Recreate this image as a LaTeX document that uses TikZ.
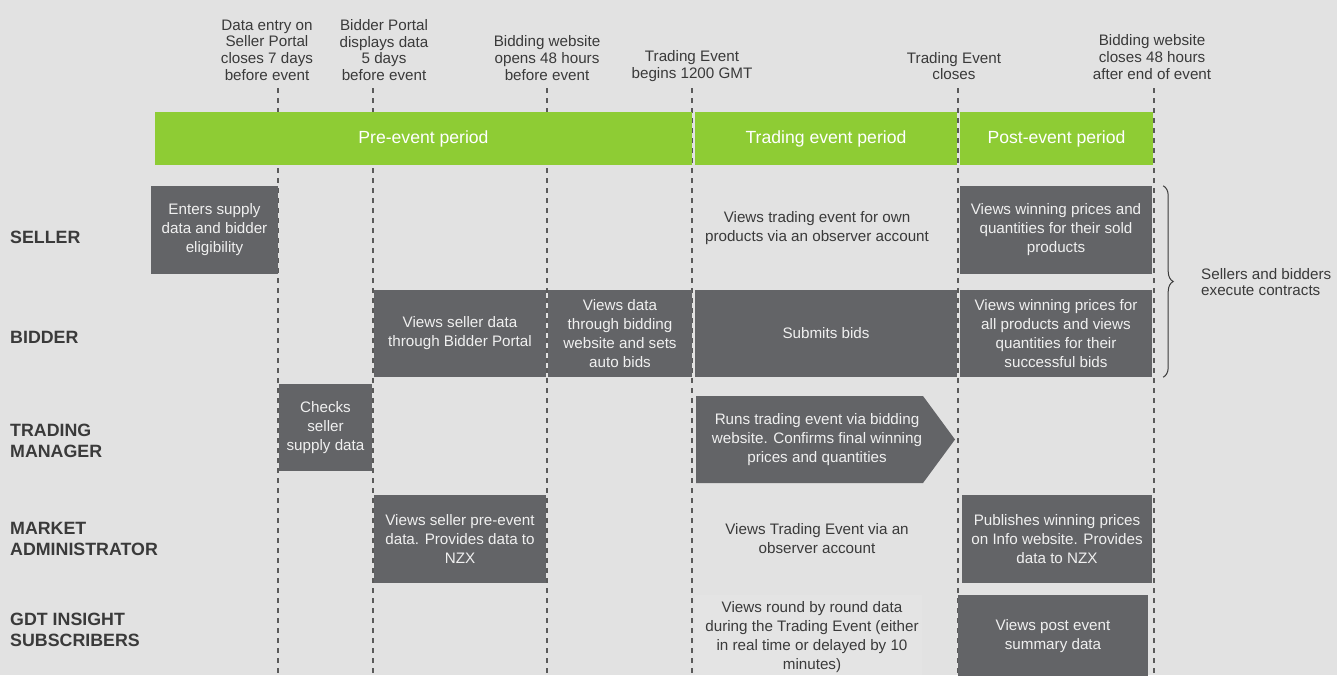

==

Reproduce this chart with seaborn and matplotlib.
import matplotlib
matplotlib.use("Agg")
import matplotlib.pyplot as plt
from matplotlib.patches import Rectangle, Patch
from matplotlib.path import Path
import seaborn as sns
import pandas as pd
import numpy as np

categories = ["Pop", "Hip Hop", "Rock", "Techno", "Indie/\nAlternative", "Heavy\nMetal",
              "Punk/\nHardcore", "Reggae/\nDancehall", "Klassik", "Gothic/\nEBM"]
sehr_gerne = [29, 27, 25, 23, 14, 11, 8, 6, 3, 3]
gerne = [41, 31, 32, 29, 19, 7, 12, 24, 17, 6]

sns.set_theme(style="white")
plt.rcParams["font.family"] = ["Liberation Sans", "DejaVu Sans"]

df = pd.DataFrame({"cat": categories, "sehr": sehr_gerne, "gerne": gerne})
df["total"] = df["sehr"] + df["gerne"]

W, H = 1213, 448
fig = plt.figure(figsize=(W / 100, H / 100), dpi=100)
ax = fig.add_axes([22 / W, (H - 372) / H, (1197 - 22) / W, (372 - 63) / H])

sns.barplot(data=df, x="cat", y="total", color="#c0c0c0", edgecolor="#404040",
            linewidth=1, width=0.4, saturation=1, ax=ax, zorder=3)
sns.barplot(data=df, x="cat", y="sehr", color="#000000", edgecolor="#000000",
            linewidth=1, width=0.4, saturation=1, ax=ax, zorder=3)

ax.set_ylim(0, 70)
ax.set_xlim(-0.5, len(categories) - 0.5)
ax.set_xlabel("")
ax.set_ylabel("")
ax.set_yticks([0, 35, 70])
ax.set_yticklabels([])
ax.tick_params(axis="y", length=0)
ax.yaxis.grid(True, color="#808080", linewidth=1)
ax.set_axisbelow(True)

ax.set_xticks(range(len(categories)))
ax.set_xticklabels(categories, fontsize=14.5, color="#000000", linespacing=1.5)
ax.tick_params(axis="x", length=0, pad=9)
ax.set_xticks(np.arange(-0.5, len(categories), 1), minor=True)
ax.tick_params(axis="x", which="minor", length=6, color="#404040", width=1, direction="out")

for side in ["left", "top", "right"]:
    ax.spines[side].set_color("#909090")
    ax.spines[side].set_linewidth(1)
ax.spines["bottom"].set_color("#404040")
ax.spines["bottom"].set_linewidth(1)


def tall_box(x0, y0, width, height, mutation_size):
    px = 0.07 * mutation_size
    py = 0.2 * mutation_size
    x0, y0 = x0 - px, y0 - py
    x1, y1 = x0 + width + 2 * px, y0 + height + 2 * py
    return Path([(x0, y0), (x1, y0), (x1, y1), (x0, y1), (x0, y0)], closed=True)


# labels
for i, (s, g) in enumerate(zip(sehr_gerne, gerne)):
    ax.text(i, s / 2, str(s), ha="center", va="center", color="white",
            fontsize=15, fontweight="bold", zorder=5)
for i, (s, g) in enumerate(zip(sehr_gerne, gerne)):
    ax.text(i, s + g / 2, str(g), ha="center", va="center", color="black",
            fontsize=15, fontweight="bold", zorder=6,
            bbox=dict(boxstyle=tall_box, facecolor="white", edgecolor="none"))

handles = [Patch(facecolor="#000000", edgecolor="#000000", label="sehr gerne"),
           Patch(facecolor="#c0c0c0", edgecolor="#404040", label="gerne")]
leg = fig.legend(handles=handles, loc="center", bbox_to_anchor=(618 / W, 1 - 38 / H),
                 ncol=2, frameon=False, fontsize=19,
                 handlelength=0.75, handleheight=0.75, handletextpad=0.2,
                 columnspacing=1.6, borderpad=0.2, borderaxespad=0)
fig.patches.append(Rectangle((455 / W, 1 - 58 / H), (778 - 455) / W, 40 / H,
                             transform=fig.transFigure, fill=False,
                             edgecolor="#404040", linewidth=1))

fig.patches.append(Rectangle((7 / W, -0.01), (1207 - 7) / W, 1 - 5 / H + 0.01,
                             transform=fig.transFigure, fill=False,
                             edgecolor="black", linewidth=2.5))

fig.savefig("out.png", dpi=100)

Problem to work on:
Everything from the line with "Reproduce this chart" through the line with "import numpy as np", both ends included, should be repeated exactly; nothing else should appear.

Task answer:
Reproduce this chart with seaborn and matplotlib.
import matplotlib
matplotlib.use("Agg")
import matplotlib.pyplot as plt
from matplotlib.patches import Rectangle, Patch
from matplotlib.path import Path
import seaborn as sns
import pandas as pd
import numpy as np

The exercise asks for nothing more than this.